April 18, 2024

Gage Grutz presents at BVU’s 14th annual Scholars Day

STORM LAKE — Buena Vista University’s 14th annual Scholars Day was held April 28.

The event provided students from all disciplines an opportunity to present their best original research, academic posters, artistic creations, and performances to their peers, professors, and the public.

This year’s Scholars Day event featured presentations from more than BVU 35 students, exploring topics from literature and business to science and history.

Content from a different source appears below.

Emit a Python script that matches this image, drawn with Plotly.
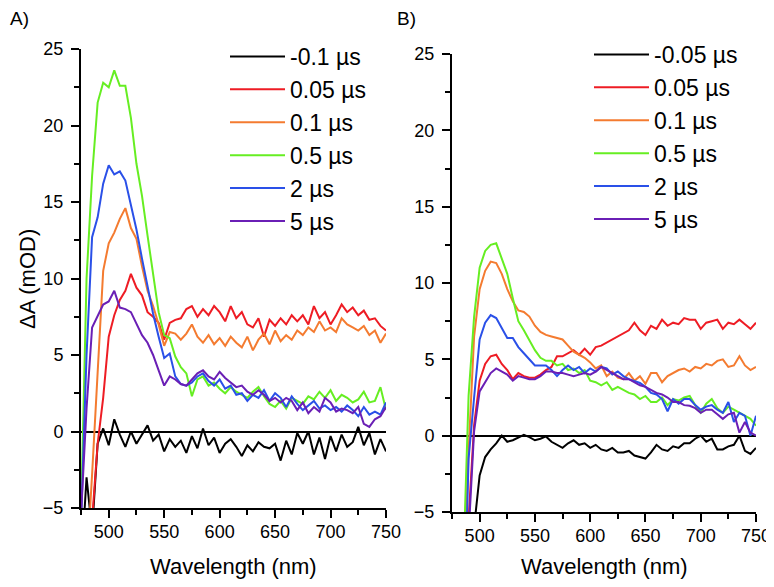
import plotly.graph_objects as go

# wavelength grid (nm)
wavelength = list(range(475, 755, 5))

# ---- Panel A ----
a_labels = ["-0.1 \u00b5s", "0.05 \u00b5s", "0.1 \u00b5s", "0.5 \u00b5s", "2 \u00b5s", "5 \u00b5s"]
a_m01 = [-9, -3.0, -6.5, -0.8, 0.2, -0.9, 0.8, -0.2, -1.0, 0.0, -0.8, -0.2, 0.4, -0.6, -0.2, -1.3,
         -0.5, -1.0, -0.6, -1.4, -0.3, -1.1, 0.2, -0.9, -0.4, -1.4, -0.8, -0.5, -1.0, -1.6, -0.9,
         -1.3, -0.7, -1.0, -1.1, -0.8, -1.9, -0.6, -1.5, -0.1, -0.8, 0.0, -1.5, -0.4, -1.8, -0.3,
         -1.3, -0.2, -1.0, -0.7, 0.3, -0.9, -0.1, -1.5, -0.5, -1.3]
a_005 = [-20, -12, -5.8, -0.8, 2.2, 6.2, 7.6, 8.6, 9.2, 10.3, 9.4, 8.9, 7.8, 7.5, 7.1, 6.0,
         7.1, 7.3, 7.4, 8.0, 8.2, 7.5, 8.0, 7.6, 8.2, 7.8, 7.2, 8.2, 7.4, 7.8, 7.0,
         6.8, 7.4, 6.2, 7.3, 6.9, 7.4, 7.0, 7.6, 7.2, 7.6, 7.0, 8.2, 7.4, 7.8, 7.0,
         7.6, 8.3, 7.8, 8.1, 7.6, 7.9, 7.3, 7.4, 6.9, 6.6]
a_01 = [-20, -9, -2.8, 3.8, 10.5, 12.3, 13.0, 13.9, 14.6, 13.3, 12.6, 10.8, 9.2, 8.2, 7.0, 5.6,
        6.5, 6.4, 6.0, 6.4, 7.0, 6.2, 5.8, 6.3, 5.7, 6.1, 5.6, 6.2, 5.8, 5.5, 6.2,
        5.3, 6.0, 6.4, 5.7, 6.6, 5.9, 6.3, 6.0, 6.6, 6.3, 6.8, 6.5, 7.2, 6.6, 6.8,
        6.5, 7.4, 7.0, 6.8, 6.6, 6.9, 6.3, 6.6, 5.8, 6.4]
a_05 = [-5.5, 10.0, 16.7, 21.5, 22.8, 22.5, 23.6, 22.6, 22.6, 20.5, 17.5, 15.4, 12.8, 10.2, 7.8, 6.3,
        6.1, 4.9, 4.2, 3.8, 2.3, 3.4, 3.6, 3.0, 3.2, 2.8, 2.5, 2.9, 2.6, 2.4, 2.2,
        2.6, 2.9, 2.3, 1.8, 1.6, 2.0, 1.5, 2.2, 2.0, 1.8, 2.3, 2.1, 2.6, 2.2, 2.7,
        2.0, 2.4, 2.2, 1.9, 2.1, 2.6, 1.9, 2.0, 2.9, 1.4]
a_2 = [-6, 5.0, 12.7, 14.0, 16.2, 17.4, 16.8, 17.0, 16.4, 14.8, 13.2, 11.3, 9.4, 7.7, 6.2, 4.8,
       5.1, 3.6, 3.1, 3.0, 3.2, 3.6, 3.8, 3.3, 3.0, 3.4, 2.8, 3.0, 2.4, 2.5, 2.0,
       2.4, 2.2, 2.7, 2.0, 2.5, 2.2, 1.6, 2.3, 1.8, 1.4, 1.7, 2.0, 1.5, 1.7, 1.4,
       1.6, 1.3, 1.7, 1.4, 1.0, 1.6, 1.1, 1.3, 1.1, 1.9]
a_5 = [-5.5, 1.5, 6.8, 7.5, 8.3, 8.5, 9.2, 8.1, 8.0, 7.8, 7.0, 6.3, 5.8, 5.0, 4.0, 3.0,
       3.6, 3.4, 3.1, 3.0, 3.4, 3.8, 4.0, 3.6, 3.4, 3.9, 3.5, 3.2, 2.9, 3.0, 2.6,
       2.4, 2.7, 2.4, 2.0, 2.2, 1.9, 2.2, 2.0, 1.4, 1.9, 1.2, 1.6, 1.3, 2.2, 1.9,
       1.3, 1.5, 1.4, 1.2, 1.6, 0.5, 0.3, 0.8, 1.0, 1.6]

# ---- Panel B ----
b_labels = ["-0.05 \u00b5s", "0.05 \u00b5s", "0.1 \u00b5s", "0.5 \u00b5s", "2 \u00b5s", "5 \u00b5s"]
b_m005 = [-20, -20, -20, -15, -6, -2.6, -1.4, -0.9, -0.5, 0.0, -0.4, -0.3, -0.1, 0.05, -0.1, -0.3,
          -0.2, -0.05, -0.4, -0.6, -0.8, -0.5, -0.3, -0.6, -0.5, -0.8, -0.6, -0.9, -1.0, -0.8, -1.1,
          -1.1, -1.0, -1.3, -1.4, -1.5, -1.1, -0.6, -0.9, -1.0, -0.7, -0.8, -0.5, -0.5, -0.2, 0.0,
          -0.4, -0.2, -0.9, -0.9, -0.7, -0.6, 0.0, -1.0, -1.2, -0.8]
b_005 = [-20, -20, -15, -5.5, 0.7, 3.6, 4.7, 5.2, 5.3, 4.7, 4.3, 3.7, 4.1, 3.9, 3.8, 3.8,
         4.0, 4.3, 4.5, 5.2, 5.2, 5.4, 5.6, 5.3, 5.7, 5.3, 5.8, 5.9, 6.1, 6.3, 6.5,
         6.75, 6.9, 7.4, 6.9, 6.6, 7.2, 7.0, 7.6, 7.2, 7.4, 7.3, 7.7, 7.6, 7.6, 7.0,
         7.4, 7.5, 7.6, 7.0, 7.4, 7.3, 7.6, 7.3, 7.0, 7.4]
b_01 = [-20, -20, -12, -1.0, 6.5, 9.6, 10.8, 11.4, 11.3, 10.6, 9.6, 8.8, 8.2, 8.1, 7.8, 7.2,
        6.8, 6.6, 6.5, 6.4, 6.3, 5.9, 5.5, 5.3, 5.1, 4.8, 4.4, 4.6, 3.9, 4.2, 3.8,
        3.7, 4.1, 3.6, 3.9, 3.4, 4.1, 4.1, 3.5, 3.9, 4.1, 4.3, 4.4, 4.2, 4.5, 4.4,
        4.7, 4.6, 4.9, 5.0, 4.5, 4.6, 5.2, 4.6, 4.3, 4.5]
b_05 = [-20, -20, -9, 2.6, 7.8, 11.0, 12.1, 12.5, 12.6, 11.6, 10.6, 9.0, 7.5, 6.9, 6.2, 5.6,
        5.1, 4.9, 4.9, 4.6, 4.7, 4.3, 4.4, 4.1, 4.3, 3.6, 3.5, 3.3, 3.5, 3.0, 3.2,
        3.0, 2.8, 2.7, 2.4, 2.6, 2.2, 2.2, 2.5, 2.0, 2.4, 2.3, 2.5, 2.6, 2.0, 1.5,
        2.1, 2.4, 1.8, 1.5, 1.9, 1.7, 1.5, 1.3, 1.1, 0.65]
b_2 = [-20, -20, -15, -1.5, 2.5, 6.3, 7.4, 7.9, 7.7, 7.0, 6.4, 6.4, 5.8, 5.4, 5.0, 4.6,
       4.6, 4.6, 4.3, 3.9, 4.3, 4.6, 4.3, 4.5, 4.1, 4.4, 4.2, 4.5, 4.4, 4.0, 4.2,
       3.9, 3.7, 3.6, 3.45, 3.2, 2.8, 2.7, 2.4, 1.6, 2.4, 2.1, 2.4, 2.4, 2.0, 1.7,
       1.9, 2.0, 1.7, 1.5, 2.2, 0.9, 1.5, 1.3, 0.0, 1.3]
b_5 = [-20, -20, -20, -6.5, 0.3, 2.9, 3.5, 4.1, 4.4, 4.2, 4.0, 3.6, 3.9, 3.8, 3.7, 3.7,
       3.9, 4.2, 4.2, 4.1, 4.1, 4.0, 3.9, 4.0, 4.1, 4.0, 4.2, 4.5, 4.3, 4.1, 3.9,
       3.7, 3.7, 3.5, 3.3, 3.2, 3.0, 2.8, 2.7, 2.5, 2.2, 2.2, 2.0, 1.96, 1.8, 1.5,
       1.7, 1.7, 1.4, 1.1, 1.4, 1.5, 0.2, 0.9, 0.2, 0.0]

colors = ["#000000", "#ee1c24", "#f47b30", "#66ee22", "#2a50e8", "#6a1fb5"]

a_series = [a_m01, a_005, a_01, a_05, a_2, a_5]
b_series = [b_m005, b_005, b_01, b_05, b_2, b_5]

fig = go.Figure()
for i, (lab, ys) in enumerate(zip(a_labels, a_series)):
    fig.add_trace(go.Scatter(x=wavelength, y=ys, mode="lines", name=lab,
                             line=dict(color=colors[i], width=2),
                             xaxis="x", yaxis="y", legend="legend",
                             legendgroup="a%d" % i))
for i, (lab, ys) in enumerate(zip(b_labels, b_series)):
    fig.add_trace(go.Scatter(x=wavelength, y=ys, mode="lines", name=lab,
                             line=dict(color=colors[i], width=2),
                             xaxis="x2", yaxis="y2", legend="legend2",
                             legendgroup="b%d" % i))

# The page puts the figure 8 px in from the top-left corner of the window,
# so the layout is laid out in window pixels minus that offset.
OFF = 8
W, H = 774 - OFF, 587 - OFF
font = "Arial, Liberation Sans, sans-serif"

def px(x):
    return (x - OFF) / W

def py(y):
    return 1 - (y - OFF) / H

def xax(domain, anchor):
    return dict(domain=domain, anchor=anchor, range=[475, 750], tick0=500, dtick=50,
                showline=True, linecolor="black", linewidth=2, ticks="outside",
                ticklen=8, tickwidth=1.5, tickcolor="black", showgrid=False,
                zeroline=False, tickfont=dict(size=18, color="black"),
                automargin=False, ticklabelstandoff=-2,
                minor=dict(dtick=25, tick0=475, ticks="outside", ticklen=5,
                           tickwidth=1.5, tickcolor="black", showgrid=False))

def yax(domain, anchor):
    return dict(domain=domain, anchor=anchor, range=[-5, 25], tick0=0, dtick=5,
                showline=True, linecolor="black", linewidth=2, ticks="outside",
                ticklen=8, tickwidth=1.5, tickcolor="black", showgrid=False,
                zeroline=True, zerolinecolor="black", zerolinewidth=1.5,
                tickfont=dict(size=18, color="black"),
                automargin=False, ticklabelstandoff=4,
                minor=dict(dtick=2.5, ticks="outside", ticklen=5,
                           tickwidth=1.5, tickcolor="black", showgrid=False))

legend_common = dict(font=dict(size=23, color="black", family=font),
                     bgcolor="rgba(0,0,0,0)", borderwidth=0, xanchor="left",
                     yanchor="top", tracegroupgap=0, itemwidth=55,
                     traceorder="normal")

fig.update_layout(
    width=W, height=H, margin=dict(l=0, r=0, t=0, b=0, pad=0, autoexpand=False),
    autosize=False,
    paper_bgcolor="white", plot_bgcolor="white",
    font=dict(family=font, color="black"),
    showlegend=True,
    xaxis=xax([px(81), px(386)], "y"),
    yaxis=yax([py(508), py(49)], "x"),
    xaxis2=xax([px(452), px(756)], "y2"),
    yaxis2=yax([py(512), py(54)], "x2"),
    legend=dict(x=px(225), y=py(35), **legend_common),
    legend2=dict(x=px(589), y=py(33), **legend_common),
    annotations=[
        dict(text="A)", x=0, y=py(18), xref="paper", yref="paper",
             xanchor="left", yanchor="middle", showarrow=False, font=dict(size=19)),
        dict(text="B)", x=px(395), y=py(18), xref="paper", yref="paper",
             xanchor="left", yanchor="middle", showarrow=False, font=dict(size=19)),
        dict(text="\u0394A (mOD)", x=px(27), y=py(279), xref="paper", yref="paper",
             xanchor="center", yanchor="middle", textangle=-90, showarrow=False,
             font=dict(size=22)),
        dict(text="Wavelength (nm)", x=px(233), y=py(566), xref="paper", yref="paper",
             xanchor="center", yanchor="middle", showarrow=False, font=dict(size=22)),
        dict(text="Wavelength (nm)", x=px(604), y=py(566), xref="paper", yref="paper",
             xanchor="center", yanchor="middle", showarrow=False, font=dict(size=22)),
    ],
)

fig.write_html("out.html")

Gage Grutz, a senior psychology major from Kellogg, was one of the students who participated. Grutz’s presentation was titled “University of Nebraska-Lincoln Research Experience: Sociality in Pinyon Jays and Graduate School Preparation” and the project’s abstract is as follows:

“After emailing more than 20 professors from universities around the Midwest, I was able to secure a research assistant internship at the University of Nebraska-Lincoln working for the Adaptive Decision Making Lab, directed by Dr. Jeffery Stevens. Past research conducted by a graduate student of Dr. Stevens, Juan Duque, found that pinyon jays, a highly social North American corvid, act prosocially but not altruistically in a food sharing task (Duque, Leichner, Ahmann & Stevens, in press). Additionally, Juan had various behavioral, cognitive and physiological measures from separate experiments to examine if specific individual differences correlate with altruistic behavior. I was given the opportunity to conduct another experiment measuring sociality because altruistic behavior in pinyon jays was not demonstrated. The data from the sociality experiment will be used to investigate any behavioral, cognitive, or physiological differences that may exist between social and non-social pinyon jays. Before arriving to UNL, I set the following learning objectives/goals for myself: gain a better sense of what graduate level research will be like through a hands-on experience, gain a better sense of what type of graduate program I want to pursue, and make personal connections with faculty and current graduate students at the University of Nebraska-Lincoln.”